What’s a Linked List, Anyway? [Part 1]

Singly linked lists are the simplest type of linked list, based solely on the fact that they only go in one direction. There is a single track that we can traverse the list in; we start at the head node, and traverse from the root until the last node, which will end at an empty null value.

Doubly linked list: has two references contained within each node: a reference to the next node, as well as the previous node. This can be helpful if we want to be able to traverse our data structure not just in a single track or direction, but also backwards.

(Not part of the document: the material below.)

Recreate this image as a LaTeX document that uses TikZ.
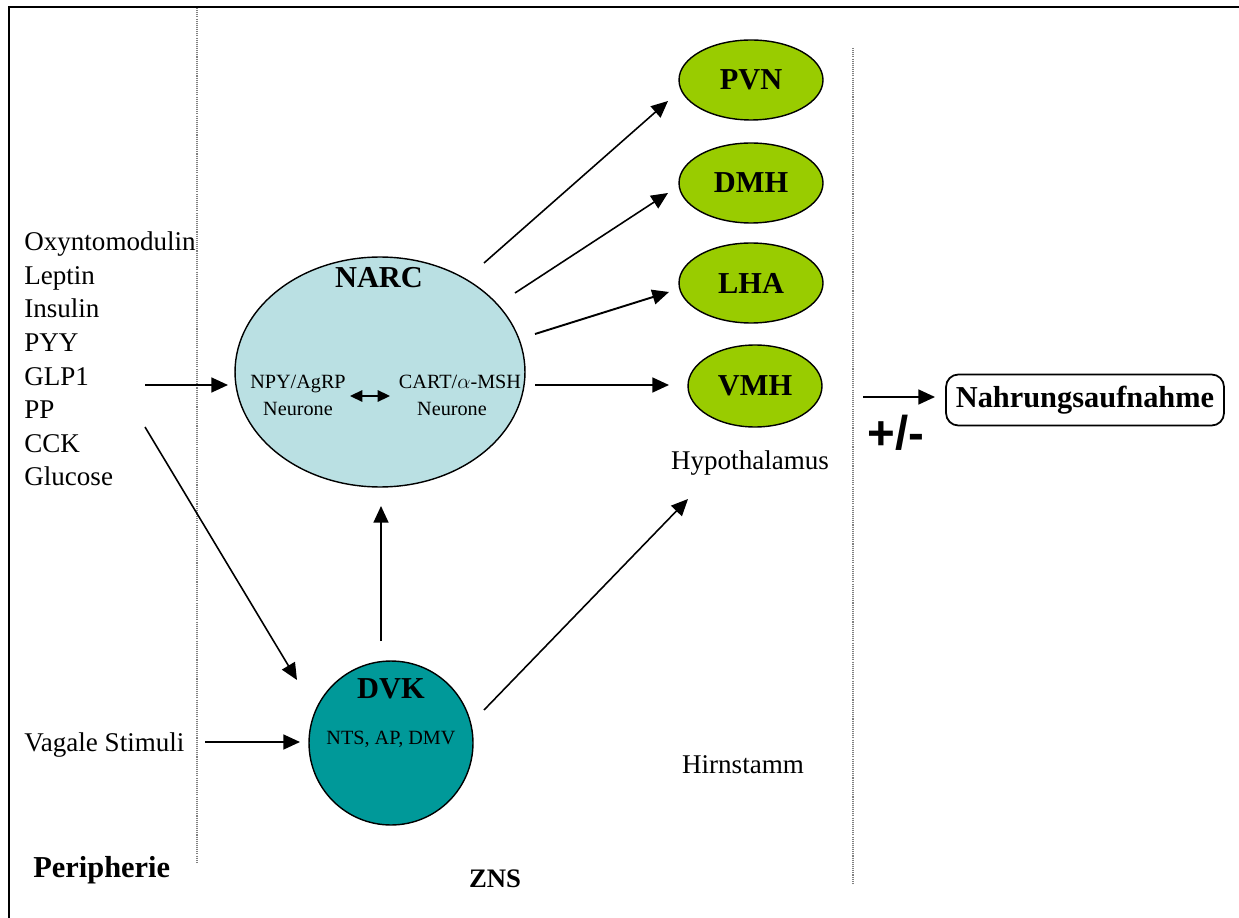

A circular linked list is a little odd in that it doesn’t end with a node pointing to a null value. Instead, it has a node that acts as the tail of the list (rather than the conventional head node), and the node after the tail node is the beginning of the list. This organization structure makes it really easy to add something to the end of the list, because you can begin traversing it at the tail node, as the first element and last element point to one another.

What is a Linked List Anyway? Part 2

O(1) function takes constant time, which is to say that it doesn’t matter how many elements we have, or how huge our input is: it’ll always take the same amount of time and memory to run our algorithm.

O(n) function is linear, which means that as our input grows (from ten numbers, to ten thousand, to ten million), the space and time that we need to run that algorithm grows linearly.

O(n²) function, which clearly takes exponentially more time and memory the more elements that you have.

Grow a linked List, rearrange our pointers:

  1. First, we find the head node of the linked list.
  2. Next, we’ll make our new node, and set its pointer to the current first node of the list.
  3. Lastly, we rearrange our head node’s pointer to point at our new node.

Inserting an element at the beginning of a linked list is particularly nice and efficient because it takes the same amount of time, no matter how long our list is, which is to say it has a space time complexity that is constant, or O(1).

Inserting an element at the end of a linked list:

  1. Find the node we want to change the pointer of (in this case, the last node)
  2. Create the new node we want to insert and set its pointer (in this case, to null)
  3. Direct the preceding node’s pointer to our new node

Finding the last node means that we need to traverse through the entire linked list.

Because linked lists are distributed, non-contiguous memory so traversing is going to take time — it’s going to take more time with the more nodes we have.

The space time complexity this type of inserting will leave us with is a linear O(n). This insert algorithm would take as much time as the number of elements in our list

a linked list is usually efficient when it comes to adding and removing most elements, but can be very slow to search and find a single element.